L’État qui respecterait ces trois conditions s’éloignerait d’une pratique discrétionnaire et irresponsable. Dans un premier temps, ses choix migratoires resteraient en apparence les mêmes, et pourtant un basculement puissant et porteur de cohérence et d’espoir serait à l’œuvre. De bonnes nouvelles pour les nouveau-nés de demain.

[1] Joseph Carens, « Aliens and Citizens. The Case for Open Borders », in The Review of Politics 49(2) 1987, pp. 251-273. Sur la position originale, voir John Rawls, A Theory of Justice, Cambridge, Mass., Belknap Press of Harvard University Press 1971.

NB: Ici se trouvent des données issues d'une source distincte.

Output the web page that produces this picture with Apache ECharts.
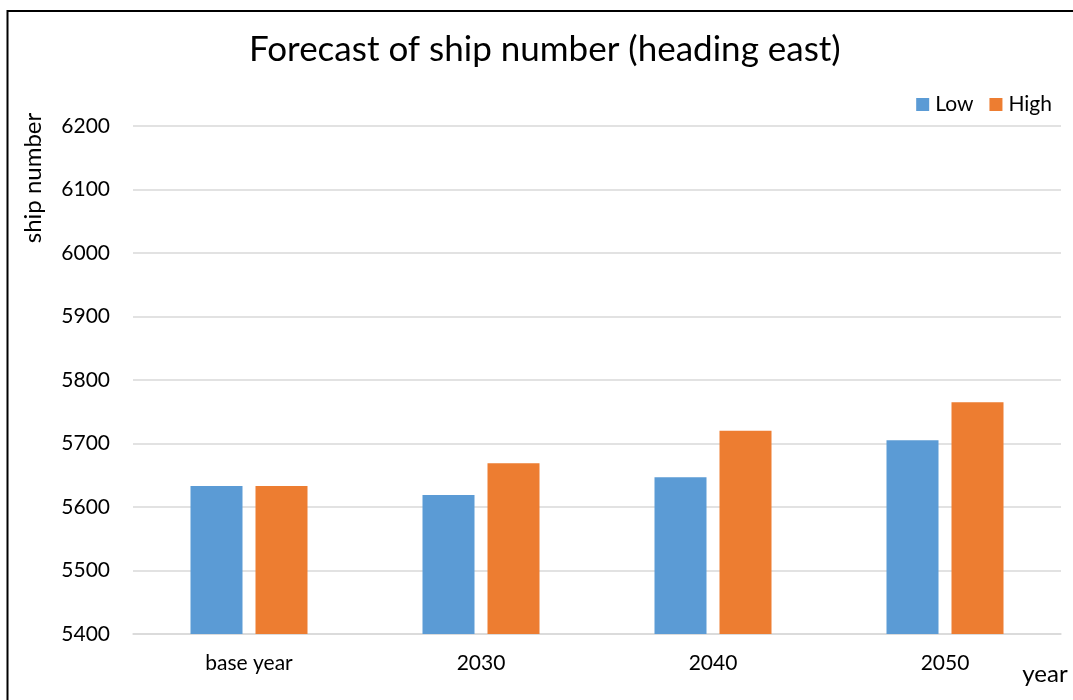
<!DOCTYPE html>
<html>
<head>
<meta charset="utf-8">
<script src="https://cdn.jsdelivr.net/npm/echarts@6/dist/echarts.min.js"></script>
<style>
  html, body { margin: 0; padding: 0; background: #fff; }
  #chart { width: 1073px; height: 700px; }
</style>
</head>
<body>
<div id="chart"></div>
<script>
// Forecast of eastbound ship numbers, low and high scenarios
const categories = ['base year', '2030', '2040', '2050'];
const lowValues = [5633, 5619, 5647, 5705];
const highValues = [5633, 5669, 5720, 5765];
const yTicks = { min: 5400, max: 6200, interval: 100 };

const FONT = 'Lato, "Noto Sans", sans-serif';
const chart = echarts.init(document.getElementById('chart'));

chart.setOption({
  backgroundColor: '#ffffff',
  animation: false,
  textStyle: { fontFamily: FONT },
  title: {
    text: 'Forecast of ship number (heading east)',
    left: 244,
    top: 27,
    textStyle: { fontFamily: FONT, fontSize: 35, fontWeight: 'normal', color: '#000' }
  },
  legend: {
    right: 16,
    top: 89,
    itemWidth: 13,
    itemHeight: 13,
    itemGap: 16,
    icon: 'rect',
    textStyle: { fontFamily: FONT, fontSize: 21, color: '#000', padding: [0, 0, 0, 1] },
    data: ['Low', 'High']
  },
  grid: { left: 133, right: 12, top: 126, bottom: 66, outerBoundsMode: 'none' },
  xAxis: {
    type: 'category',
    data: categories,
    axisLine: { lineStyle: { color: '#d9d9d9', width: 1.5 } },
    axisTick: { show: false },
    axisLabel: { fontFamily: FONT, fontSize: 21, color: '#000', margin: 19 }
  },
  yAxis: {
    type: 'value',
    min: yTicks.min,
    max: yTicks.max,
    interval: yTicks.interval,
    axisLine: { show: false },
    axisTick: { show: false },
    axisLabel: { fontFamily: FONT, fontSize: 21, color: '#000', margin: 23, formatter: v => String(v) },
    splitLine: { lineStyle: { color: '#d9d9d9', width: 1.5 } }
  },
  series: [
    {
      name: 'Low',
      type: 'bar',
      data: lowValues,
      barWidth: 52,
      barGap: '25%',
      itemStyle: { color: '#5b9bd5' }
    },
    {
      name: 'High',
      type: 'bar',
      data: highValues,
      barWidth: 52,
      barGap: '25%',
      itemStyle: { color: '#ed7d31' }
    }
  ],
  graphic: [
    {
      type: 'rect',
      shape: { x: 7.5, y: 11, width: 1100, height: 720 },
      style: { fill: 'none', stroke: '#000', lineWidth: 2 },
      silent: true
    },
    {
      // y-axis title, rotated
      type: 'text',
      x: 33,
      y: 178,
      rotation: Math.PI / 2,
      style: {
        text: 'ship number',
        fontFamily: FONT,
        fontSize: 24,
        fill: '#000',
        align: 'center',
        verticalAlign: 'middle'
      },
      silent: true
    },
    {
      // x-axis title
      type: 'text',
      x: 1045,
      y: 674,
      style: {
        text: 'year',
        fontFamily: FONT,
        fontSize: 24,
        fill: '#000',
        align: 'center',
        verticalAlign: 'middle'
      },
      silent: true
    }
  ]
});
</script>
</body>
</html>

[2] Pour une perspective historique, voir Andreas Fahrmeir, Olivier Faron et al. (éd.), Migration Control in the North Atlantic World, New York, Berghahn Books 2003. Sur le présupposé sédentariste, Speranta Dumitru, « L’éthique du débat sur la fuite des cerveaux », in Revue européenne des migrations internationales 25(1) 2009, pp. 119-135.
[3] Voir la vue d’ensemble proposée par Samuel Freeman, « Original Position », in Stanford Encyclopedia of Philosophy 2014.
[4] Pour le développement de cette idée, Johan Rochel, La Suisse et l’autre. Plaidoyer pour une Suisse libérale, Genève, Slatkine 2015, 176 p.
[5] Martino Mona, Das Recht auf Immigration : rechtsphilosophische Begründung eines originären Rechts auf Einwanderung im liberalen Staat, Basel, Helbing & Lichtenhahn 2007 ; Andreas Cassee, Globale Bewegungsfreiheit. Ein philosophisches Plädoyer für offene Grenzen, Berlin, Surkhamp 2016.